1. This statement reviews economic and financial developments in Israel since the circulation of the staff report for the Article IV consultation (SM/00/45, 3/1/2000). This information does not alter the thrust of the staff appraisal.
2. According to recently revised Central Bureau of Statistics (CBS) estimates, GDP grew by 2.2 percent in 1999, compared with a previous estimate of 2 percent. Real activity in 1999 was led by domestic demand, in particular private consumption and a sharp rebound in nonresidential investment. This estimate implies that for the second straight year per capita income declined slightly, following very rapid per capita growth in the early and mid-1990s.
3. New CBS seasonally adjusted quarterly GDP data indicate that GDP growth was about 5½ percent in annual terms in the second half of 1999, rather than 4½ percent as had previously been estimated. This suggests that the recovery may be stronger than hitherto estimated, and has led some observers to increase the annual growth rate estimates for 1999 to about 2½ percent. Recently released “Consensus Forecasts” for 2000–01 also indicate an overall improvement in the economy’s outlook.
4. Consumer prices declined in the first two months of 2000, continuing a trend that begun in October 1999. The overall consumer price index fell by close to 1 percent in January–February 2000, influenced by a seasonal decrease in the prices of clothing and footwear and the effects of a strengthening sheqel on the exchange rate linked-housing component of the price index. The underlying CPI—which excludes fresh fruits and vegetables, and housing—also declined, albeit just slightly, in the first two months of this year. In the 12-months to February, inflation was 1.6 percent for the overall CPI (1.7 percent for the underlying index). The bond-market derived measure of inflation expectations has remained generally below the lower end of the inflation target for 2000 (3 percent) in the first two and a half months of this year.
5. The central government operational balance posted a NIS 1 billion surplus during January—February of this year, marking a substantial improvement over the NIS 0.8 billion deficit observed in the corresponding period of 1999. In nominal terms, revenues have risen by about 20 percent relative to the comparable period in 1999, whereas expenditures have increased by about 10 percent. This turnaround largely reflects the difference between current economic activity levels and those observed in early 1999.
6. The trade deficit in the first two months of the year was about US$1.4 billion, 12 percent larger than the deficit accumulated in the corresponding period of 1999—but foreign trade was disrupted by a port strike in January 2000. Export growth has picked up since the third quarter of 1999 and has been in line with import growth in the last three months.
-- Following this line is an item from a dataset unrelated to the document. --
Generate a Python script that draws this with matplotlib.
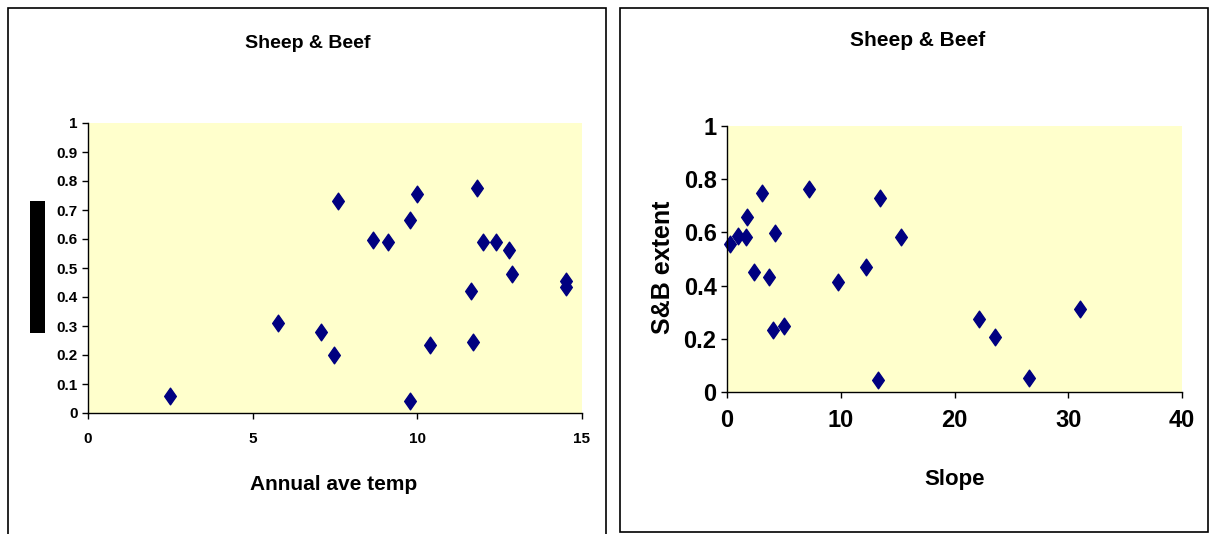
import matplotlib
matplotlib.use("Agg")
import matplotlib.pyplot as plt
from matplotlib.patches import Rectangle
from matplotlib.path import Path

# Sheep & Beef extent vs annual average temperature
temp = [2.49, 5.76, 7.09, 7.47, 7.59, 8.66, 9.11, 9.79, 9.79, 9.98,
        10.39, 11.62, 11.70, 11.81, 11.99, 12.39, 12.77, 12.88, 14.50, 14.50]
temp_extent = [0.060, 0.310, 0.278, 0.201, 0.732, 0.598, 0.588, 0.664, 0.043, 0.756,
               0.235, 0.421, 0.244, 0.775, 0.588, 0.588, 0.563, 0.479, 0.456, 0.433]

# Sheep & Beef extent vs slope
slope = [0.30, 0.97, 1.70, 1.79, 2.35, 3.05, 3.69, 4.19, 4.04, 5.04,
         7.21, 9.76, 12.25, 13.42, 13.28, 15.33, 22.15, 23.53, 26.55, 31.07]
slope_extent = [0.557, 0.587, 0.584, 0.659, 0.451, 0.747, 0.434, 0.597, 0.234, 0.249,
                0.763, 0.415, 0.469, 0.728, 0.044, 0.584, 0.275, 0.205, 0.054, 0.312]

left_yticks = [0, 0.1, 0.2, 0.3, 0.4, 0.5, 0.6, 0.7, 0.8, 0.9, 1]
left_xticks = [0, 5, 10, 15]
right_yticks = [0, 0.2, 0.4, 0.6, 0.8, 1]
right_xticks = [0, 10, 20, 30, 40]

plt.rcParams['font.family'] = ['Liberation Sans', 'DejaVu Sans']
plt.rcParams['font.weight'] = 'bold'

navy = '#000080'
yellow = '#FFFFCC'
diamond = Path([(0, 1), (0.7, 0), (0, -1), (-0.7, 0), (0, 1)],
               [Path.MOVETO, Path.LINETO, Path.LINETO, Path.LINETO, Path.CLOSEPOLY])

W, H = 1211, 534
fig = plt.figure(figsize=(W / 100, H / 100), dpi=100)


def fx(px):
    return px / W


def fy(py):
    return 1 - py / H


# panel frames
fig.patches.append(Rectangle((fx(8), fy(545)), fx(598), (545 - 8) / H, fill=False,
                             edgecolor='black', linewidth=1.2, transform=fig.transFigure))
fig.patches.append(Rectangle((fx(620), fy(532)), fx(588), (532 - 8) / H, fill=False,
                             edgecolor='black', linewidth=1.2, transform=fig.transFigure))


def style(ax):
    ax.set_facecolor(yellow)
    for s in ['top', 'right']:
        ax.spines[s].set_visible(False)
    for s in ['left', 'bottom']:
        ax.spines[s].set_color('black')
        ax.spines[s].set_linewidth(1.0)
    ax.tick_params(direction='out', length=4, width=1, colors='black')


# left panel
ax1 = fig.add_axes([fx(88), fy(413), fx(582 - 88), (413 - 123) / H])
style(ax1)
ax1.plot(temp, temp_extent, linestyle='none', marker=diamond, markersize=12,
         color=navy, markeredgecolor=navy, clip_on=False)
ax1.set_xlim(0, 15)
ax1.set_ylim(0, 1)
ax1.set_xticks(left_xticks)
ax1.set_xticklabels([str(v) for v in left_xticks], fontsize=11, fontweight='bold')
ax1.set_yticks(left_yticks)
ax1.set_yticklabels([f'{v:g}' for v in left_yticks], fontsize=11, fontweight='bold')
ax1.tick_params(axis='x', pad=10)
fig.text(fx(308), fy(43), 'Sheep & Beef', ha='center', va='center', fontsize=14, fontweight='bold')
fig.text(fx(334), fy(484), 'Annual ave temp', ha='center', va='center', fontsize=15, fontweight='bold')
# blacked-out y axis label
fig.patches.append(Rectangle((fx(30), fy(333)), fx(15), (333 - 201) / H, facecolor='black',
                             edgecolor='none', transform=fig.transFigure))

# right panel
ax2 = fig.add_axes([fx(727), fy(392), fx(1182 - 727), (392 - 126) / H])
style(ax2)
ax2.plot(slope, slope_extent, linestyle='none', marker=diamond, markersize=12,
         color=navy, markeredgecolor=navy, clip_on=False)
ax2.set_xlim(0, 40)
ax2.set_ylim(0, 1)
ax2.set_xticks(right_xticks)
ax2.set_xticklabels([str(v) for v in right_xticks], fontsize=17, fontweight='bold')
ax2.set_yticks(right_yticks)
ax2.set_yticklabels([f'{v:g}' for v in right_yticks], fontsize=17, fontweight='bold')
ax2.tick_params(axis='x', pad=8)
fig.text(fx(918), fy(41), 'Sheep & Beef', ha='center', va='center', fontsize=15, fontweight='bold')
fig.text(fx(955), fy(479), 'Slope', ha='center', va='center', fontsize=16, fontweight='bold')
fig.text(fx(663), fy(267), 'S&B extent', ha='center', va='center', rotation=90,
         fontsize=18, fontweight='bold')

fig.savefig('out.png', dpi=100)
7. The sheqel has appreciated by 4.3 percent relative to the U.S. dollar since the end of 1999, and the exchange rate is now just 4 percent above the lower (appreciated) limit of its 44 percent-wide band. This appreciation has been driven by the still substantial, although diminishing, sheqel-dollar interest rate differential, and has also reflected the strength of portfolio and foreign direct investment inflows primarily into the high-technology sector. The strengthening sheqel and the quiescent behavior of inflation have led the Bank of Israel to cut its discount rate by 160 basis points in the four months since November 1999. These developments support the staffs view that there is scope for further gradual, cautious, cuts in interest rates.
8. The Tel Aviv Stock Exchange (TASK) general share price index rose by 64 percent in 1999, and reached record levels at the beginning of March 2000, before declining slightly in the wake of the recent weakness in some of the major international stock exchanges. Last year’s strong performance of the TASE has been attributed to the worldwide share price boom, the Israeli economic recovery, declining inflation, and progress on the peace process. It should be noted that real estate prices have increased only modestly, and that there are no signs of a generalized asset price boom in Israel.
9. In March the government raised US$500 million through a very successful global bond offering. The offering, which consisted of 10-year notes that were priced at 144 basis points above 10-year U.S. treasuries, came after Moody’s and Standard and Poors changed their outlook on Israel to positive from stable. The agencies attributed the improved credit rating outlook to the revitalization of the peace process, and Israel’s progress in implementing structural reforms and in reducing inflation and the budget deficit.